The team monitored the arrival and distribution of the latest CWS humanitarian shipment: 110 tons of edible oil, 66 tons of beans and lentils, and three sets of generators. In Kangwon Province, the oil and pulses were designated for 989 day care centers in 10 counties.

"It was heartening to see our donations going to the exact places we said we wanted them to go," commented Dr. Page, who spotted CWS commodities at a day care center, public distribution center, hospital and in two homes. CWS blankets should arrive at Nampo Port next week for distribution to orphanages and day care centers in time for winter, he said.

"The preschoolers we saw in Popdong County looked healthy," reported Canon Mauney, crediting the international community for its intensive and targeted assistance to this age group. The day the team visited, the county’s older children were in the mountains foraging for acorns, he said.

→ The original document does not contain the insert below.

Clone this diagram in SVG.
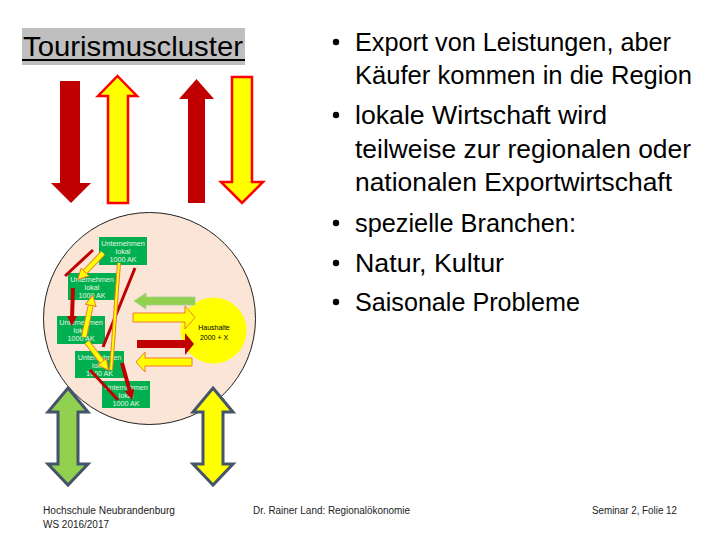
<svg xmlns="http://www.w3.org/2000/svg" width="720" height="540" viewBox="0 0 720 540">
<defs>
<style>
.t{font-family:"Liberation Sans",Arial,sans-serif;fill:#000}
.b{font-size:25px}
.ft{font-family:"Liberation Sans",Arial,sans-serif;font-size:10px;fill:#222}
.box{fill:#00B050}
.bt{font-family:"Liberation Sans",Arial,sans-serif;font-size:7.2px;fill:#E8F5E0;text-anchor:middle}
.red{fill:#C00000}
.yel{fill:#FFFF00;stroke:#FF0000;stroke-width:2.5}
.rl{stroke:#C00000;stroke-width:3;fill:none;stroke-linecap:butt}
.ra{stroke:#C00000;stroke-width:4;fill:none}
.yo{stroke:#ED7D31;stroke-width:6;fill:none}
.yi{stroke:#FFFF00;stroke-width:4;fill:none}
.dbl{stroke:#44546A;stroke-width:3;stroke-linejoin:miter}
</style>
<marker id="mr" viewBox="0 0 10 10" refX="2" refY="5" markerWidth="10" markerHeight="10" markerUnits="userSpaceOnUse" orient="auto"><path d="M0,0 L10,5 L0,10 z" fill="#C00000"/></marker>
<marker id="my" viewBox="0 0 12 12" refX="2" refY="6" markerWidth="12" markerHeight="12" markerUnits="userSpaceOnUse" orient="auto"><path d="M0.5,0.5 L11,6 L0.5,11.5 z" fill="#FFFF00" stroke="#ED7D31" stroke-width="1"/></marker>
</defs>
<rect width="720" height="540" fill="#fff"/>

<g id="title">
<rect x="22" y="28" width="223" height="37" fill="#BFBFBF"/>
<text class="t" x="23" y="56" font-size="28" textLength="220" lengthAdjust="spacingAndGlyphs">Tourismuscluster</text>
<rect x="22" y="59" width="223" height="2" fill="#000"/>
</g>

<g id="top-arrows">
<polygon class="red" points="60,81 80,81 80,183 91,183 71,203 51,183 60,183"/>
<polygon class="yel" points="117.5,76 137,96 128,96 128,203 108,203 108,96 98,96"/>
<polygon class="red" points="196.5,79 214,99 205,99 205,203 188,203 188,99 179,99"/>
<polygon class="yel" points="232,77 252,77 252,182 263,182 242,203 221,182 232,182"/>
</g>

<g id="cluster">
<circle cx="149.5" cy="318.5" r="106" fill="#FBE5D6" stroke="#222" stroke-width="1"/>
</g>

<g id="haushalte">
<circle cx="213.5" cy="330.5" r="33" fill="#FFFF00"/>
<text class="t" x="214" y="330" font-size="7" text-anchor="middle" fill="#333">Haushalte</text>
<text class="t" x="214" y="339.5" font-size="7" text-anchor="middle" fill="#333">2000 + X</text>
</g>

<g id="u1"><rect class="box" x="99" y="237" width="48" height="28"/><text class="bt" x="123" y="245.5">Unternehmen</text><text class="bt" x="123" y="253.5">lokal</text><text class="bt" x="123" y="261.5">1000 AK</text></g>
<g id="u2"><rect class="box" x="68" y="273" width="48" height="27"/><text class="bt" x="92" y="281.5">Unternehmen</text><text class="bt" x="92" y="289.5">lokal</text><text class="bt" x="92" y="297.5">1000 AK</text></g>
<g id="u3"><rect class="box" x="57" y="316" width="48" height="28"/><text class="bt" x="81" y="324.5">Unternehmen</text><text class="bt" x="81" y="332.5">lokal</text><text class="bt" x="81" y="340.5">1000 AK</text></g>
<g id="u4"><rect class="box" x="75" y="351" width="49" height="27"/><text class="bt" x="99.5" y="359.5">Unternehmen</text><text class="bt" x="99.5" y="367.5">lokal</text><text class="bt" x="99.5" y="375.5">1000 AK</text></g>
<g id="u5"><rect class="box" x="102" y="381" width="48" height="27"/><text class="bt" x="126" y="389.5">Unternehmen</text><text class="bt" x="126" y="397.5">lokal</text><text class="bt" x="126" y="405.5">1000 AK</text></g>

<g id="connectors">
<line class="rl" x1="65" y1="276" x2="93" y2="250"/>
<line class="rl" x1="135" y1="268" x2="103" y2="347"/>
<line class="rl" x1="90" y1="370" x2="118" y2="400"/>
<line class="ra" x1="73" y1="288" x2="72" y2="318" marker-end="url(#mr)"/>
<line class="ra" x1="122" y1="363" x2="130" y2="392" marker-end="url(#mr)"/>
<line x1="119" y1="263" x2="111" y2="370" stroke="#ED7D31" stroke-width="4"/>
<line x1="119" y1="263" x2="111" y2="370" stroke="#FFFF00" stroke-width="2"/>
<line class="yo" x1="103" y1="253" x2="84" y2="273"/>
<line class="yi" x1="103" y1="253" x2="84" y2="273" marker-end="url(#my)"/>
<line class="yo" x1="84" y1="337" x2="91" y2="304"/>
<line class="yi" x1="84" y1="337" x2="91" y2="304" marker-end="url(#my)"/>
<line class="yo" x1="87" y1="342" x2="103" y2="363"/>
<line class="yi" x1="87" y1="342" x2="103" y2="363" marker-end="url(#my)"/>
<polygon points="195,297 146,297 146,293 134,301 146,309 146,305 195,305" fill="#92D050" stroke="#A9D18E" stroke-width="0.8"/>
<polygon points="133,313 185,313 185,306 195,317.5 185,329 185,322 133,322" fill="#FFFF00" stroke="#ED7D31" stroke-width="1"/>
<polygon points="137,340 185,340 185,333 194,344 185,355 185,348 137,348" fill="#C00000"/>
<polygon points="192,358 145,358 145,352 136,362 145,372 145,366 192,366" fill="#FFFF00" stroke="#ED7D31" stroke-width="1"/>
</g>

<g id="bottom-arrows">
<polygon class="dbl" fill="#92D050" points="68,388 88,412 78,412 78,464 88,464 68,485 48,464 58,464 58,412 48,412"/>
<polygon class="dbl" fill="#FFFF00" points="213,388 233,412 223,412 223,464 233,464 213,485 193,464 203,464 203,412 193,412"/>
</g>

<g id="bullets" class="t b">
<circle cx="336" cy="42" r="3.2"/>
<text x="355" y="51" textLength="316" lengthAdjust="spacingAndGlyphs">Export von Leistungen, aber</text>
<text x="355" y="84" textLength="337" lengthAdjust="spacingAndGlyphs">Käufer kommen in die Region</text>
<circle cx="336" cy="115" r="3.2"/>
<text x="355" y="124" textLength="252" lengthAdjust="spacingAndGlyphs">lokale Wirtschaft wird</text>
<text x="355" y="158" textLength="336" lengthAdjust="spacingAndGlyphs">teilweise zur regionalen oder</text>
<text x="355" y="191" textLength="317" lengthAdjust="spacingAndGlyphs">nationalen Exportwirtschaft</text>
<circle cx="336" cy="223" r="3.2"/>
<text x="355" y="232" textLength="221" lengthAdjust="spacingAndGlyphs">spezielle Branchen:</text>
<circle cx="336" cy="263" r="3.2"/>
<text x="355" y="272" textLength="149" lengthAdjust="spacingAndGlyphs">Natur, Kultur</text>
<circle cx="336" cy="302" r="3.2"/>
<text x="355" y="311" textLength="225" lengthAdjust="spacingAndGlyphs">Saisonale Probleme</text>
</g>

<g id="footer">
<text class="ft" x="43" y="514" textLength="132" lengthAdjust="spacingAndGlyphs">Hochschule Neubrandenburg</text>
<text class="ft" x="43" y="528" textLength="66" lengthAdjust="spacingAndGlyphs">WS 2016/2017</text>
<text class="ft" x="253" y="514" textLength="157" lengthAdjust="spacingAndGlyphs">Dr. Rainer Land: Regionalökonomie</text>
<text class="ft" x="592" y="514" textLength="85" lengthAdjust="spacingAndGlyphs">Seminar 2, Folie 12</text>
</g>
</svg>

However, "the PDS warehouses and the stockrooms of the kindergartens, hospitals and day care centers that we visited on the trip were almost empty except for the milled rice, edible oil and flour donated by international aid agencies and governments. We saw in evidence bags from the European Community, Republic of Korea and the U.S.A.," Hsu said.

Canon Mauney praised the U.S. government for continuing its generous humanitarian assistance to hungry North Koreans, and for using "diplomacy rather than bluster and reactivity" to resolve sensitive international issues.

Dr. Page urged the international community to persist in helping North Korea get back on its feet. "Our hearts go out to all who suffer in North Korea," he said, "and there are many suffering the ravages of not having enough to eat."

Christians have a particular mandate to feed the hungry, Dr. Page said, adding the reminder that "a lot of our aid is distributed through the Korean Christians Federation," which is seeking to serve the broader North Korean community. "There’s a Christian community that’s vibrant and growing in the DPRK," he said, "and we want to help nurture that community."

The CWS team also saw:

The CWS team’s program included meetings with the Rev. KANG Young-sup, KCF Chairperson; Mr. David Morton, the U.N. humanitarian coordinator for North Korea, and representatives of aid agencies resident in the DPRK.

Church World Service, which has a long history of contact with North Korea, especially the Korean Christians Federation, has provided more than $2.8 million in humanitarian assistance to North Korea since 1996, including food, medicine, clothing, blankets, diesel generators and greenhouses.